Do not copy the pictures; transcribe all other material exactly.

Provided data:
——————————
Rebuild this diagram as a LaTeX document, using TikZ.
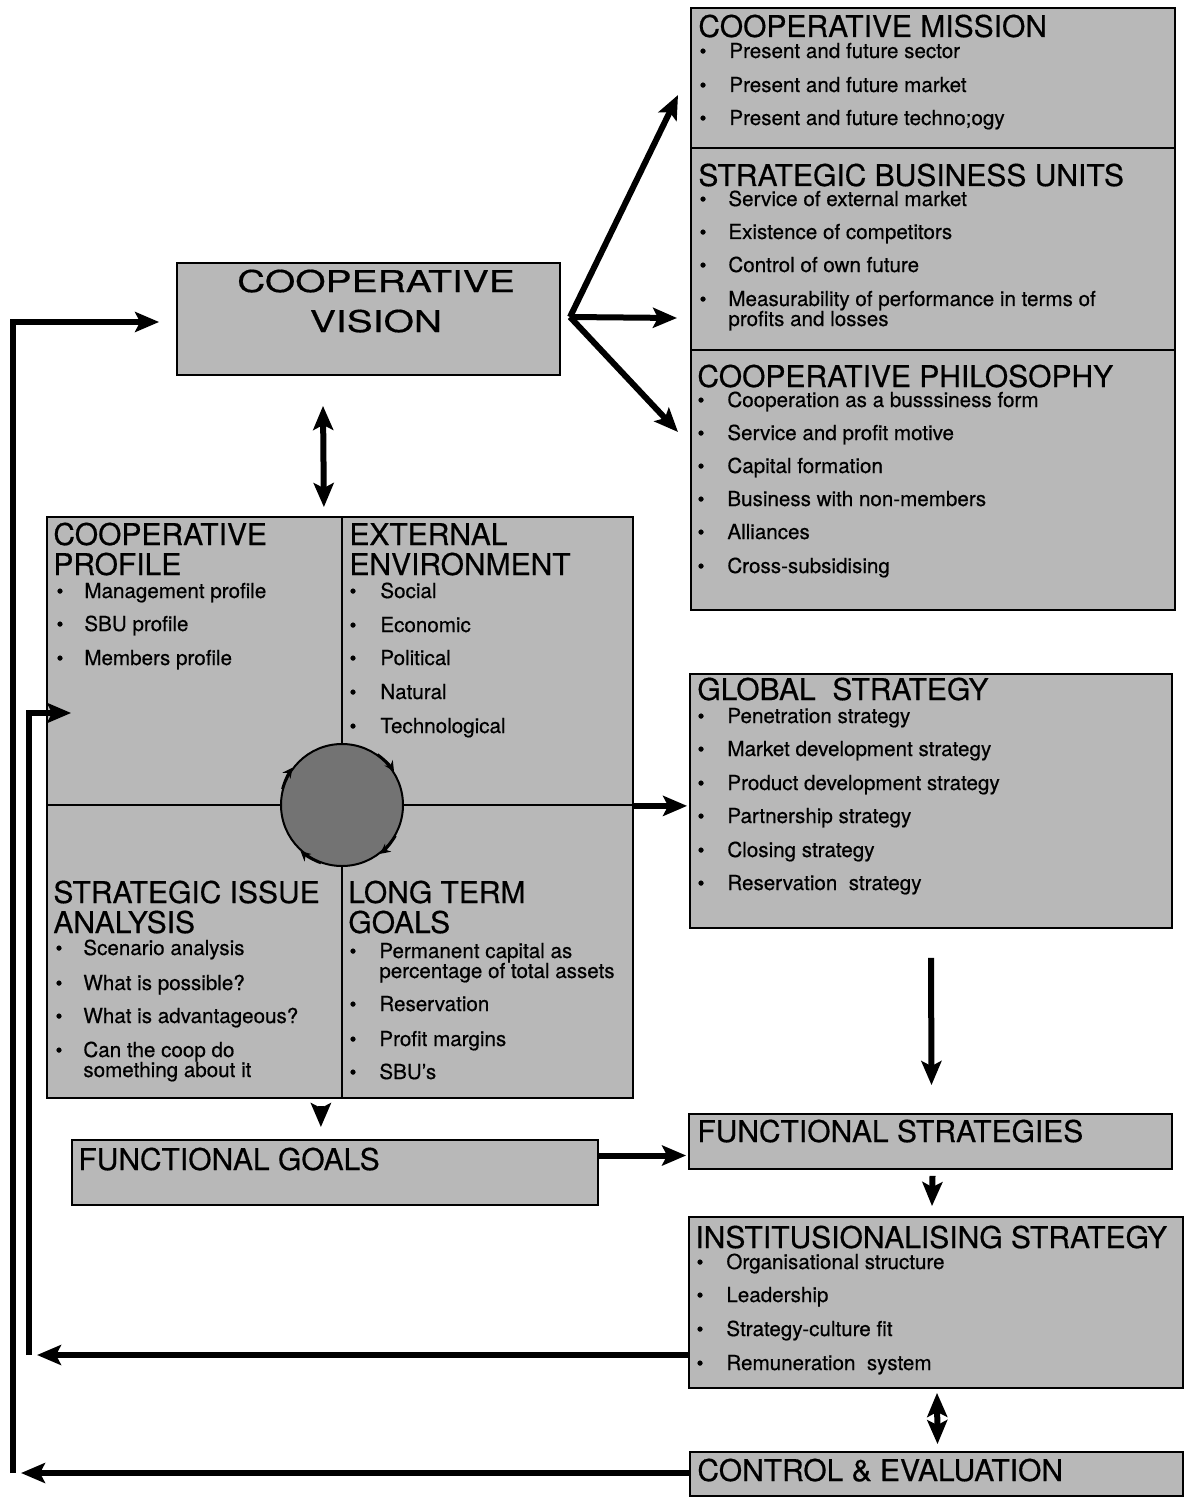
\documentclass[tikz,border=0pt]{standalone}
\usepackage{fontspec}
\setmainfont{TeX Gyre Heros}[FakeBold=0.5]
\newfontfamily\widefont{TeX Gyre Heros}[FakeStretch=1.3,FakeBold=0.6]
\usetikzlibrary{arrows.meta,positioning,fit,calc}
\tikzset{panel/.style={draw,line width=0.9pt,fill=black!28,inner sep=0pt},
 hub/.style={circle,draw,line width=1pt,fill=black!55,minimum size=61pt,inner sep=0pt},
 heading/.style={anchor=base west,inner sep=0pt,align=left,font=\fontsize{15}{15}\selectfont},
 entry/.style={anchor=base west,inner sep=0pt,align=left,font=\fontsize{10.3}{10}\selectfont},
 bullet/.style={anchor=base,inner sep=0pt,font=\fontsize{10}{10}\selectfont},
 arrow/.style={-{Stealth[length=12pt,width=10pt,inset=2.5pt]},line width=3pt},
 twoway/.style={{Stealth[length=12pt,width=10pt,inset=2.5pt]}-{Stealth[length=12pt,width=10pt,inset=2.5pt]},line width=3pt},
 spin/.style={-{Stealth[length=5pt,width=5pt]},line width=1pt}}
\begin{document}
\begin{tikzpicture}[x=0.5pt,y=-0.5pt]
\useasboundingbox (0,0) rectangle (1185,1498);

% right column
\node[panel,fit={(691,8) (1175,148)}] (mission) {};
\node[panel,fit={(691,148) (1175,350)}] (sbu) {};
\node[panel,fit={(691,350) (1175,610)}] (philo) {};
\node[panel,fit={(690,674) (1172,928)}] (global) {};
\node[panel,fit={(689,1114) (1172,1169)}] (fstrat) {};
\node[panel,fit={(689,1217) (1183,1388)}] (istrat) {};
\node[panel,fit={(690,1452) (1183,1496)}] (control) {};

% left column
\node[panel,fit={(177,263) (560,375)}] (vision) {};
\node[panel,fit={(47,517) (342,805)}] (profile) {};
\node[panel,fit={(342,517) (633,805)}] (environ) {};
\node[panel,fit={(47,805) (342,1098)}] (issues) {};
\node[panel,fit={(342,805) (633,1098)}] (goals) {};
\node[panel,fit={(72,1140) (598,1205)}] (fgoals) {};
\node[hub] (hub) at (342,805) {};
\foreach \a in {195,305,30,110}
  \draw[spin] ($(hub)+(\a:62)$) arc[start angle=\a,delta angle=22,radius=62];

% texts (base = last line)
\node[anchor=base,inner sep=0pt,align=center,font=\widefont\fontsize{15}{20}\selectfont] (visionT) at (376,332) {COOPERATIVE\\VISION};

\node[heading] (missionT) at (698,37) {COOPERATIVE MISSION};
\foreach \y/\t [count=\i] in {58/Present and future sector,92/Present and future market,125/Present and future techno;ogy}{
  \node[bullet] (missionB\i) at (703,\y) {\textbullet};
  \node[entry] (mission\i) at (729,\y) {\t};}

\node[heading] (sbuT) at (698,186) {STRATEGIC BUSINESS UNITS};
\foreach \y/\t [count=\i] in {206/Service of external market,239/Existence of competitors,272/Control of own future,306/}{
  \node[bullet] (sbuB\i) at (703,\y) {\textbullet};
  \node[entry] (sbu\i) at (728,\y) {\t};}
\node[entry] (sbu5) at (728,326) {Measurability of performance in terms of\\profits and losses};

\node[heading] (philoT) at (697,387) {COOPERATIVE PHILOSOPHY};
\foreach \y/\t [count=\i] in {407/Cooperation as a busssiness form,440/Service and profit motive,473/Capital formation,506/Business with non-members,539/Alliances,573/Cross-subsidising}{
  \node[bullet] (philoB\i) at (701,\y) {\textbullet};
  \node[entry] (philo\i) at (727,\y) {\t};}

\node[heading] (profileT) at (53,575) {COOPERATIVE\\PROFILE};
\foreach \y/\t [count=\i] in {598/Management profile,631/SBU profile,665/Members profile}{
  \node[bullet] (profileB\i) at (60,\y) {\textbullet};
  \node[entry] (profile\i) at (84,\y) {\t};}

\node[heading] (environT) at (349,575) {EXTERNAL\\ENVIRONMENT};
\foreach \y/\t [count=\i] in {598/Social,632/Economic,665/Political,699/Natural,733/Technological}{
  \node[bullet] (environB\i) at (353,\y) {\textbullet};
  \node[entry] (environ\i) at (380,\y) {\t};}

\node[heading] (issuesT) at (53,933) {STRATEGIC ISSUE\\ANALYSIS};
\foreach \y/\t [count=\i] in {955/Scenario analysis,990/What is possible?,1023/What is advantageous?,1057/}{
  \node[bullet] (issuesB\i) at (59,\y) {\textbullet};
  \node[entry] (issues\i) at (83,\y) {\t};}
\node[entry] (issues5) at (83,1077) {Can the coop do\\something about it};

\node[heading] (goalsT) at (348,933) {LONG TERM\\GOALS};
\foreach \y/\t [count=\i] in {958/,1011/Reservation,1046/Profit margins,1079/SBU's}{
  \node[bullet] (goalsB\i) at (353,\y) {\textbullet};
  \node[entry] (goals\i) at (379,\y) {\t};}
\node[entry] (goals5) at (379,978) {Permanent capital as\\percentage of total assets};

\node[heading] (globalT) at (697,700) {GLOBAL~ STRATEGY};
\foreach \y/\t [count=\i] in {723/Penetration strategy,756/Market development strategy,790/Product development strategy,823/Partnership strategy,857/Closing strategy,890/Reservation~ strategy}{
  \node[bullet] (globalB\i) at (701,\y) {\textbullet};
  \node[entry] (global\i) at (727,\y) {\t};}

\node[heading] (fstratT) at (697,1142) {FUNCTIONAL STRATEGIES};
\node[heading] (fgoalsT) at (78,1170) {FUNCTIONAL GOALS};

\node[heading] (istratT) at (695,1248) {INSTITUSIONALISING STRATEGY};
\foreach \y/\t [count=\i] in {1269/Organisational structure,1302/Leadership,1336/Strategy-culture fit,1370/Remuneration~ system}{
  \node[bullet] (istratB\i) at (700,\y) {\textbullet};
  \node[entry] (istrat\i) at (726,\y) {\t};}

\node[heading] (controlT) at (697,1481) {CONTROL \& EVALUATION};

% connectors
\coordinate (fork) at (570,317);
\coordinate (toMission) at (678,95);
\coordinate (toSbu) at (677,318);
\coordinate (toPhilo) at (678,432);
\draw[arrow] (fork) -- (toMission);
\draw[arrow] (fork) -- (toSbu);
\draw[arrow] (fork) -- (toPhilo);
\draw[twoway] ($(vision.south)+(-45.5,30)$) -- ($(profile.north east)+(-19,-9)$);
\draw[arrow] (environ.south east) -- ($(environ.south east -| global.west)+(-2,0)$);
\draw[arrow] ($(global.south)+(0,29)$) -- ($(fstrat.north)+(1,-28)$);
\draw[arrow] ($(fstrat.south)+(2,6)$) -- ($(istrat.north)+(-4,-10)$);
\draw[twoway] ($(istrat.south)+(1,4)$) -- ($(control.north)+(1,-7)$);
\draw[arrow] ($(issues.south east)+(-22,7)$) -- ($(issues.south east |- fgoals.north)+(-22,-12)$);
\draw[arrow] ($(fgoals.east)+(0,-17)$) -- ($(fgoals.east -| fstrat.west)+(-2,-17)$);

% feedback loops
\coordinate (innerB) at (29,1355);
\coordinate (innerT) at (29,713);
\coordinate (outerB) at (13,1473);
\coordinate (outerT) at (13,322);
\draw[arrow] (istrat.west |- innerB) -- ($(innerB)+(8,0)$);
\draw[arrow] (innerB) -- (innerT) -- ($(innerT -| profile.west)+(25,0)$);
\draw[arrow] (control.west |- outerB) -- ($(outerB)+(8,0)$);
\draw[arrow] (outerB) -- (outerT) -- ($(outerT -| vision.west)+(-17,0)$);
\end{tikzpicture}
\end{document}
——————————
Result:
Rebuild this diagram as a LaTeX document, using TikZ.
\documentclass[tikz,border=0pt]{standalone}
\usepackage{fontspec}
\setmainfont{TeX Gyre Heros}[FakeBold=0.5]
\newfontfamily\widefont{TeX Gyre Heros}[FakeStretch=1.3,FakeBold=0.6]
\usetikzlibrary{arrows.meta,positioning,fit,calc}
\tikzset{panel/.style={draw,line width=0.9pt,fill=black!28,inner sep=0pt},
 hub/.style={circle,draw,line width=1pt,fill=black!55,minimum size=61pt,inner sep=0pt},
 heading/.style={anchor=base west,inner sep=0pt,align=left,font=\fontsize{15}{15}\selectfont},
 entry/.style={anchor=base west,inner sep=0pt,align=left,font=\fontsize{10.3}{10}\selectfont},
 bullet/.style={anchor=base,inner sep=0pt,font=\fontsize{10}{10}\selectfont},
 arrow/.style={-{Stealth[length=12pt,width=10pt,inset=2.5pt]},line width=3pt},
 twoway/.style={{Stealth[length=12pt,width=10pt,inset=2.5pt]}-{Stealth[length=12pt,width=10pt,inset=2.5pt]},line width=3pt},
 spin/.style={-{Stealth[length=5pt,width=5pt]},line width=1pt}}
\begin{document}
\begin{tikzpicture}[x=0.5pt,y=-0.5pt]
\useasboundingbox (0,0) rectangle (1185,1498);

% right column
\node[panel,fit={(691,8) (1175,148)}] (mission) {};
\node[panel,fit={(691,148) (1175,350)}] (sbu) {};
\node[panel,fit={(691,350) (1175,610)}] (philo) {};
\node[panel,fit={(690,674) (1172,928)}] (global) {};
\node[panel,fit={(689,1114) (1172,1169)}] (fstrat) {};
\node[panel,fit={(689,1217) (1183,1388)}] (istrat) {};
\node[panel,fit={(690,1452) (1183,1496)}] (control) {};

% left column
\node[panel,fit={(177,263) (560,375)}] (vision) {};
\node[panel,fit={(47,517) (342,805)}] (profile) {};
\node[panel,fit={(342,517) (633,805)}] (environ) {};
\node[panel,fit={(47,805) (342,1098)}] (issues) {};
\node[panel,fit={(342,805) (633,1098)}] (goals) {};
\node[panel,fit={(72,1140) (598,1205)}] (fgoals) {};
\node[hub] (hub) at (342,805) {};
\foreach \a in {195,305,30,110}
  \draw[spin] ($(hub)+(\a:62)$) arc[start angle=\a,delta angle=22,radius=62];

% texts (base = last line)
\node[anchor=base,inner sep=0pt,align=center,font=\widefont\fontsize{15}{20}\selectfont] (visionT) at (376,332) {COOPERATIVE\\VISION};

\node[heading] (missionT) at (698,37) {COOPERATIVE MISSION};
\foreach \y/\t [count=\i] in {58/Present and future sector,92/Present and future market,125/Present and future techno;ogy}{
  \node[bullet] (missionB\i) at (703,\y) {\textbullet};
  \node[entry] (mission\i) at (729,\y) {\t};}

\node[heading] (sbuT) at (698,186) {STRATEGIC BUSINESS UNITS};
\foreach \y/\t [count=\i] in {206/Service of external market,239/Existence of competitors,272/Control of own future,306/}{
  \node[bullet] (sbuB\i) at (703,\y) {\textbullet};
  \node[entry] (sbu\i) at (728,\y) {\t};}
\node[entry] (sbu5) at (728,326) {Measurability of performance in terms of\\profits and losses};

\node[heading] (philoT) at (697,387) {COOPERATIVE PHILOSOPHY};
\foreach \y/\t [count=\i] in {407/Cooperation as a busssiness form,440/Service and profit motive,473/Capital formation,506/Business with non-members,539/Alliances,573/Cross-subsidising}{
  \node[bullet] (philoB\i) at (701,\y) {\textbullet};
  \node[entry] (philo\i) at (727,\y) {\t};}

\node[heading] (profileT) at (53,575) {COOPERATIVE\\PROFILE};
\foreach \y/\t [count=\i] in {598/Management profile,631/SBU profile,665/Members profile}{
  \node[bullet] (profileB\i) at (60,\y) {\textbullet};
  \node[entry] (profile\i) at (84,\y) {\t};}

\node[heading] (environT) at (349,575) {EXTERNAL\\ENVIRONMENT};
\foreach \y/\t [count=\i] in {598/Social,632/Economic,665/Political,699/Natural,733/Technological}{
  \node[bullet] (environB\i) at (353,\y) {\textbullet};
  \node[entry] (environ\i) at (380,\y) {\t};}

\node[heading] (issuesT) at (53,933) {STRATEGIC ISSUE\\ANALYSIS};
\foreach \y/\t [count=\i] in {955/Scenario analysis,990/What is possible?,1023/What is advantageous?,1057/}{
  \node[bullet] (issuesB\i) at (59,\y) {\textbullet};
  \node[entry] (issues\i) at (83,\y) {\t};}
\node[entry] (issues5) at (83,1077) {Can the coop do\\something about it};

\node[heading] (goalsT) at (348,933) {LONG TERM\\GOALS};
\foreach \y/\t [count=\i] in {958/,1011/Reservation,1046/Profit margins,1079/SBU's}{
  \node[bullet] (goalsB\i) at (353,\y) {\textbullet};
  \node[entry] (goals\i) at (379,\y) {\t};}
\node[entry] (goals5) at (379,978) {Permanent capital as\\percentage of total assets};

\node[heading] (globalT) at (697,700) {GLOBAL~ STRATEGY};
\foreach \y/\t [count=\i] in {723/Penetration strategy,756/Market development strategy,790/Product development strategy,823/Partnership strategy,857/Closing strategy,890/Reservation~ strategy}{
  \node[bullet] (globalB\i) at (701,\y) {\textbullet};
  \node[entry] (global\i) at (727,\y) {\t};}

\node[heading] (fstratT) at (697,1142) {FUNCTIONAL STRATEGIES};
\node[heading] (fgoalsT) at (78,1170) {FUNCTIONAL GOALS};

\node[heading] (istratT) at (695,1248) {INSTITUSIONALISING STRATEGY};
\foreach \y/\t [count=\i] in {1269/Organisational structure,1302/Leadership,1336/Strategy-culture fit,1370/Remuneration~ system}{
  \node[bullet] (istratB\i) at (700,\y) {\textbullet};
  \node[entry] (istrat\i) at (726,\y) {\t};}

\node[heading] (controlT) at (697,1481) {CONTROL \& EVALUATION};

% connectors
\coordinate (fork) at (570,317);
\coordinate (toMission) at (678,95);
\coordinate (toSbu) at (677,318);
\coordinate (toPhilo) at (678,432);
\draw[arrow] (fork) -- (toMission);
\draw[arrow] (fork) -- (toSbu);
\draw[arrow] (fork) -- (toPhilo);
\draw[twoway] ($(vision.south)+(-45.5,30)$) -- ($(profile.north east)+(-19,-9)$);
\draw[arrow] (environ.south east) -- ($(environ.south east -| global.west)+(-2,0)$);
\draw[arrow] ($(global.south)+(0,29)$) -- ($(fstrat.north)+(1,-28)$);
\draw[arrow] ($(fstrat.south)+(2,6)$) -- ($(istrat.north)+(-4,-10)$);
\draw[twoway] ($(istrat.south)+(1,4)$) -- ($(control.north)+(1,-7)$);
\draw[arrow] ($(issues.south east)+(-22,7)$) -- ($(issues.south east |- fgoals.north)+(-22,-12)$);
\draw[arrow] ($(fgoals.east)+(0,-17)$) -- ($(fgoals.east -| fstrat.west)+(-2,-17)$);

% feedback loops
\coordinate (innerB) at (29,1355);
\coordinate (innerT) at (29,713);
\coordinate (outerB) at (13,1473);
\coordinate (outerT) at (13,322);
\draw[arrow] (istrat.west |- innerB) -- ($(innerB)+(8,0)$);
\draw[arrow] (innerB) -- (innerT) -- ($(innerT -| profile.west)+(25,0)$);
\draw[arrow] (control.west |- outerB) -- ($(outerB)+(8,0)$);
\draw[arrow] (outerB) -- (outerT) -- ($(outerT -| vision.west)+(-17,0)$);
\end{tikzpicture}
\end{document}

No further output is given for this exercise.